Thursday, July 7, 2011

When It Was A Game: The Complete Collection Blu-ray Review

For the first time, all three HBO Sports specials: When It Was A Game (Peabody Award winner), When It Was A Game 2 and When It Was A Game 3, are now available in one collection.  The unique series spans baseball history from the 1930′s to the 1960′s in a glowing tribute to America’s national pastime.  This is a retrospective look at the glory days and the changing face of baseball, showing the game as the way one always imagined it – the way it was.  Filled with poetic narration, interviews, and remembrances from celebrities, stars, writers, and sportscasters, it is composed entirely of 8mm and 16mm home-movie footage and photographs taken by fans and  by the players themselves.

Film (3 out of 5 stars)

I originally requested this title because the description of it mentioned that it would give viewers the “opportunity to relive many precious, magical moments in baseball history…,” and it does offer that up to a point, but not as I had imagined it would.  For some reason, I was thinking that I would be allowed to see the highlights of past games or world series and see the plays that changed the outcome of the games.  Instead, this reverential retrospective shows us snippets of players playing the game but without any reference as to what game it is or setting up the historical outline of what happened before or why the game was important.
I quickly learned that while this wasn’t the legendary highlights of the sport like I imagined it would be, it was instead almost a treatise on baseball and it’s place in our society.  This is more of a philosophical piece filled with poems about baseball and commentators and narrators like Billy Crystal, Bob Costas, Dick Johnson, Donald Honig, Geraldo Rivera, Kevin Costner, Jason Robards, Roy Scheider, James Earl Jones, and more, waxing poetic about the game.  While I didn’t want to hear a ton of poetry about baseball, at least the series had the good sense to hire some great actors to read it.
As advertised, there’s a lot of focus on the players of the game like Roy Campanella, Lou Gehrig, Joe DiMaggio, Cy Young, Ted Williams, Jackie Robinson, Babe Ruth, Yogi Berra, Hank Aaron, Micky Mantle and Roger Maris but other than newsreel footage and home movies shot by the players themselves, there really isn’t anything else to it.  It’s all surface level coverage and there’s no context for any of it.  The snippets of footage are so brief that none of it really serves a purpose.  I’m perfectly willing to accept that I’m not the target audience for this as I have only a passing familiarity with baseball and almost no knowledge of current players.  Perhaps hardcore fans don’t mind just letting the images of past players play the game wash over them as they listen to another ode to baseball.
There’s a few parts throughout this three part series that actually spend some time to cover a player like Babe Ruth or Mickey Mantle who made a significant contribution to the game.  It’s at those points where the series gets more interesting since we are allowed to focus on one thing for more than ten seconds.  Seeing actual footage of something like Mickey Mantle’s farewell to the game has more impact since we are given the chance to understand the context of the footage and what it means to the man, the fans, and the game itself.  It’s just unfortunate that more of those kind of moments are allowed.  Out of the three series, I enjoyed the first one the most, since I knew the players better and because I love history.  The opportunity to see the legendary players but also the fields and stadiums that no longer exist was very interesting to me and the best part of the series.  I just wish that they had focused the series more on baseball’s highlights instead of a repetitious cycle of poems and random players playing the game.

Video (4 out of 5 stars)

Considering that the footage that makes up this series is entirely taken from 8 and 16MM cameras, this 1080p (1.78:1) transfer looks surprisingly good.  While there is plenty of evidence of scratches and other defects, it doesn’t detract from the overall quality because the rest of it looks better than expected.  It’s safe to say that this is probably the best that this footage will ever look.

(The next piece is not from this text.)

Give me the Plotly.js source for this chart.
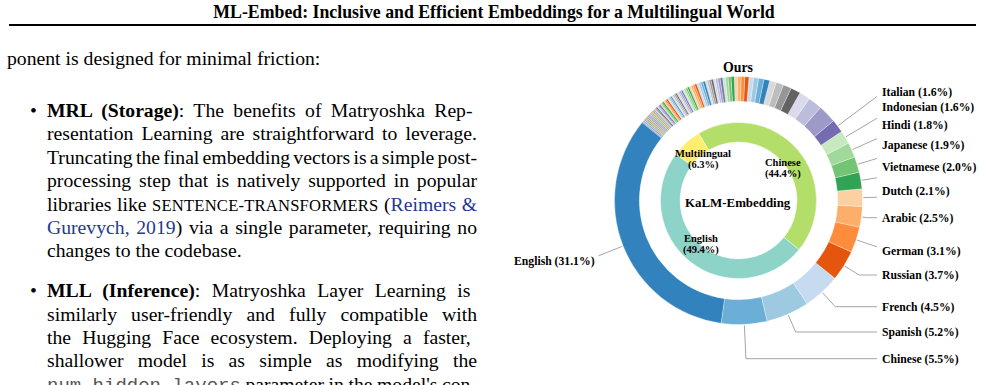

Audio (3 1/2 out of 5 stars)

The series offers an English DTS-HD Master Audio 2.0 stereo mix and a Spanish DTS Digital Surround 2.0 mix as well which is decent but it’s no home run.  Since we rarely get to hear the players it’s mostly just the dialogue from a narrator reading some poems or a commentator reflecting on his childhood memories of baseball and what it meant to them which is clear and easily understandable.  The period music also comes though well but I will take this opportunity to gripe about repeated songs and poems throughout the three series.  Once would have been enough for my tastes.

Special Features 

There are no special features on this disc.

Final Thoughts (3 out of 5 stars)

This isn’t a highlights reel at all but instead more of a nostalgic look back at the glory days of baseball that has been captured on Blu-ray.   I wholeheartedly  agree with the premise of how the game was better back in the days before free agents, multi-million dollar contracts, and the rampant use of steroids and other performance enhancers.  The time period when the Yankees dominated the game and the players stayed with their team for years which allowed fans to develop a loyalty and relationship with the players that is almost non-existent today.  After seeing this, it just reinforces my previous opinion on how things have changed for the worse in the world of baseball.  It’s all become corporate now, but it’s always nice to take a look back at a more simple and pure time when players played baseball for the love of the game.